- **GOAL**
Return only the lines from the top of the data down to the one that holds "['#FF0000', '#FFC000', '#00B050', '#0070C0'];", both included, without any pictures.

- **SUPPLIED MATERIAL**

## Begin

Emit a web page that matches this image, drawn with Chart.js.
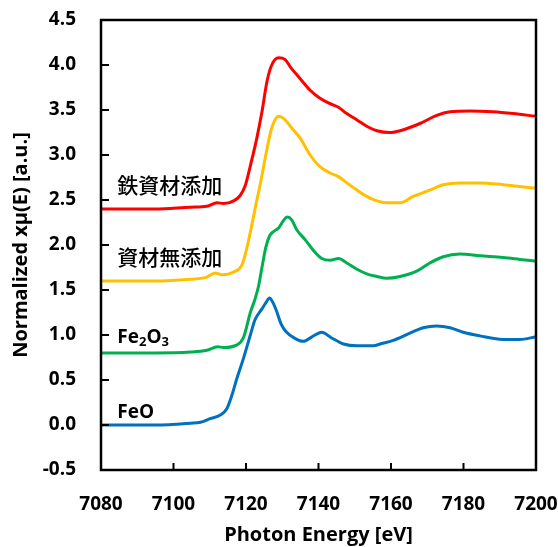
<!DOCTYPE html>
<html>
<head>
<meta charset="utf-8">
<script src="https://cdn.jsdelivr.net/npm/chart.js@4.4.1/dist/chart.umd.min.js"></script>
<style>
  html, body { margin: 0; padding: 0; background: #fff; }
  #wrap { width: 558px; height: 547px; }
</style>
</head>
<body>
<div id="wrap"><canvas id="c" width="558" height="547"></canvas></div>
<script>
// ---- Data ----
const seriesNames = ['鉄資材添加', '資材無添加', 'Fe2O3', 'FeO'];
const seriesColors = ['#FF0000', '#FFC000', '#00B050', '#0070C0'];

const redE = [7080, 7095, 7104.7, 7109.2, 7112.0, 7113.8, 7116.6, 7118.4, 7119.8, 7121.2, 7123.0, 7124.4, 7125.8, 7127.1, 7129.0, 7130.8, 7132.2, 7134.9, 7137.7, 7140.4, 7143.2, 7145.5, 7147.8, 7150.6, 7153.3, 7156.1, 7159.7, 7162.5, 7168.0, 7172.6, 7176.3, 7181.8, 7188.2, 7193.7, 7200];
const redV = [2.40, 2.40, 2.42, 2.43, 2.47, 2.46, 2.49, 2.55, 2.66, 2.88, 3.19, 3.48, 3.82, 4.00, 4.08, 4.06, 3.98, 3.85, 3.72, 3.63, 3.57, 3.53, 3.46, 3.39, 3.32, 3.27, 3.25, 3.27, 3.35, 3.44, 3.48, 3.49, 3.48, 3.46, 3.43];

const yellowE = [7080, 7095, 7104.7, 7109.0, 7111.5, 7113.4, 7116.6, 7118.9, 7120.2, 7121.6, 7123.0, 7123.9, 7125.8, 7127.1, 7129.0, 7130.8, 7132.6, 7134.9, 7137.7, 7140.4, 7143.2, 7145.5, 7147.8, 7150.6, 7153.3, 7156.1, 7158.8, 7162.5, 7166.1, 7170.7, 7174.4, 7179.0, 7184.5, 7190.9, 7195.5, 7200];
const yellowV = [1.60, 1.60, 1.62, 1.64, 1.69, 1.67, 1.70, 1.78, 1.96, 2.22, 2.50, 2.67, 3.07, 3.30, 3.43, 3.39, 3.30, 3.19, 3.00, 2.87, 2.80, 2.76, 2.69, 2.61, 2.54, 2.49, 2.47, 2.47, 2.54, 2.61, 2.67, 2.69, 2.69, 2.67, 2.65, 2.63];

const greenE = [7080, 7095, 7104.7, 7109.2, 7112.2, 7113.8, 7117.5, 7119.3, 7121.2, 7122.5, 7123.5, 7124.4, 7125.5, 7126.5, 7127.6, 7129.0, 7130.3, 7131.4, 7132.6, 7134.0, 7136.3, 7138.6, 7140.9, 7143.2, 7145.5, 7147.8, 7150.6, 7153.3, 7156.1, 7158.8, 7162.5, 7167.1, 7170.7, 7174.4, 7179.0, 7184.5, 7190.9, 7195.5, 7200];
const greenV = [0.80, 0.80, 0.81, 0.83, 0.87, 0.86, 0.89, 0.97, 1.25, 1.40, 1.55, 1.75, 1.98, 2.10, 2.15, 2.19, 2.27, 2.31, 2.28, 2.17, 2.06, 1.94, 1.85, 1.83, 1.85, 1.80, 1.73, 1.68, 1.65, 1.63, 1.65, 1.71, 1.80, 1.87, 1.90, 1.88, 1.86, 1.84, 1.82];

const blueE = [7080, 7095, 7104.7, 7107.4, 7110.1, 7112.9, 7114.7, 7116.1, 7117.5, 7119.3, 7121.2, 7122.5, 7124.4, 7125.5, 7126.5, 7127.3, 7128.3, 7129.7, 7131.0, 7133.6, 7135.8, 7138.2, 7140.9, 7143.5, 7146.9, 7150.6, 7155.1, 7157.0, 7160.6, 7165.2, 7168.9, 7172.6, 7176.3, 7179.9, 7184.5, 7190.9, 7195.5, 7200];
const blueV = [0.00, 0.00, 0.02, 0.03, 0.07, 0.11, 0.18, 0.33, 0.52, 0.74, 1.00, 1.17, 1.29, 1.36, 1.41, 1.37, 1.28, 1.12, 1.04, 0.96, 0.93, 0.98, 1.03, 0.97, 0.90, 0.88, 0.88, 0.90, 0.94, 1.02, 1.08, 1.10, 1.08, 1.03, 0.99, 0.95, 0.95, 0.98];

const xTickValues = [7080, 7100, 7120, 7140, 7160, 7180, 7200];
const yTickValues = [-0.5, 0.0, 0.5, 1.0, 1.5, 2.0, 2.5, 3.0, 3.5, 4.0, 4.5];

const allE = [redE, yellowE, greenE, blueE];
const allV = [redV, yellowV, greenV, blueV];

const datasets = seriesNames.map((name, i) => ({
  label: name,
  data: allE[i].map((e, j) => ({ x: e, y: allV[i][j] })),
  borderColor: seriesColors[i],
  borderWidth: 3,
  pointRadius: 0,
  fill: false,
  cubicInterpolationMode: 'monotone'
}));

const FONT = '"Open Sans", "Noto Sans", sans-serif';

const overlay = {
  id: 'overlay',
  afterDatasetsDraw(chart) {
    const { ctx, chartArea: a, scales: { x, y } } = chart;
    ctx.save();
    ctx.strokeStyle = '#000';
    ctx.lineWidth = 2;
    x.ticks.forEach(t => {
      const px = x.getPixelForValue(t.value);
      ctx.beginPath(); ctx.moveTo(px, a.bottom); ctx.lineTo(px, a.bottom - 7); ctx.stroke();
    });
    y.ticks.forEach(t => {
      const py = y.getPixelForValue(t.value);
      ctx.beginPath(); ctx.moveTo(a.left, py); ctx.lineTo(a.left + 8, py); ctx.stroke();
    });
    ctx.lineWidth = 2.5;
    ctx.strokeRect(a.left, a.top, a.right - a.left, a.bottom - a.top);

    // series labels
    const lx = x.getPixelForValue(7084.5);
    const ly = [2.67, 1.87, 0.97, 0.14].map(v => y.getPixelForValue(v));
    ctx.fillStyle = '#000';
    ctx.textBaseline = 'middle';
    ctx.textAlign = 'left';
    ctx.font = '500 21px "Noto Sans CJK JP", sans-serif';
    ctx.fillText(seriesNames[0], lx, ly[0]);
    ctx.fillText(seriesNames[1], lx, ly[1]);
    // Fe2O3 with subscripts
    const big = 'bold 19px ' + FONT, small = 'bold 13px ' + FONT;
    let cx = lx;
    const parts = [['Fe', big, 0], ['2', small, 5], ['O', big, 0], ['3', small, 5]];
    parts.forEach(([s, f, dy]) => {
      ctx.font = f; ctx.fillText(s, cx, ly[2] + dy); cx += ctx.measureText(s).width;
    });
    ctx.font = big;
    ctx.fillText(seriesNames[3], lx, ly[3]);
    ctx.restore();
  }
};

new Chart(document.getElementById('c'), {
  type: 'line',
  data: { datasets },
  options: {
    responsive: false,
    animation: false,
    devicePixelRatio: 1,
    layout: { padding: { top: 20, right: 22, left: 0, bottom: 0 } },
    plugins: { legend: { display: false }, tooltip: { enabled: false } },
    scales: {
      x: {
        type: 'linear',
        min: 7080, max: 7200,
        afterBuildTicks: s => { s.ticks = xTickValues.map(v => ({ value: v })); },
        afterFit: s => { s.height = 77; s.paddingLeft = 0; s.paddingRight = 0; },
        grid: { display: false, drawTicks: false },
        border: { display: false },
        ticks: { color: '#000', font: { family: FONT, size: 19, weight: 'bold' }, padding: 23, maxRotation: 0, callback: v => String(v) },
        title: { display: true, text: 'Photon Energy [eV]', color: '#000', font: { family: FONT, size: 20, weight: 'bold' }, padding: { top: 0, bottom: 0 } }
      },
      y: {
        type: 'linear',
        min: -0.5, max: 4.5,
        afterBuildTicks: s => { s.ticks = yTickValues.map(v => ({ value: v })); },
        afterFit: s => { s.width = 101; s.paddingTop = 0; s.paddingBottom = 0; },
        grid: { display: false, drawTicks: false },
        border: { display: false },
        ticks: { color: '#000', font: { family: FONT, size: 19, weight: 'bold' }, padding: 25, callback: v => Number(v).toFixed(1) },
        title: { display: true, text: 'Normalized xμ(E) [a.u.]', color: '#000', font: { family: FONT, size: 20, weight: 'bold' }, padding: { top: 9, bottom: 0 } }
      }
    }
  },
  plugins: [overlay]
});
</script>
</body>
</html>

## End

- **WRITTEN ANSWER**
Emit a web page that matches this image, drawn with Chart.js.
<!DOCTYPE html>
<html>
<head>
<meta charset="utf-8">
<script src="https://cdn.jsdelivr.net/npm/chart.js@4.4.1/dist/chart.umd.min.js"></script>
<style>
  html, body { margin: 0; padding: 0; background: #fff; }
  #wrap { width: 558px; height: 547px; }
</style>
</head>
<body>
<div id="wrap"><canvas id="c" width="558" height="547"></canvas></div>
<script>
// ---- Data ----
const seriesNames = ['鉄資材添加', '資材無添加', 'Fe2O3', 'FeO'];
const seriesColors = ['#FF0000', '#FFC000', '#00B050', '#0070C0'];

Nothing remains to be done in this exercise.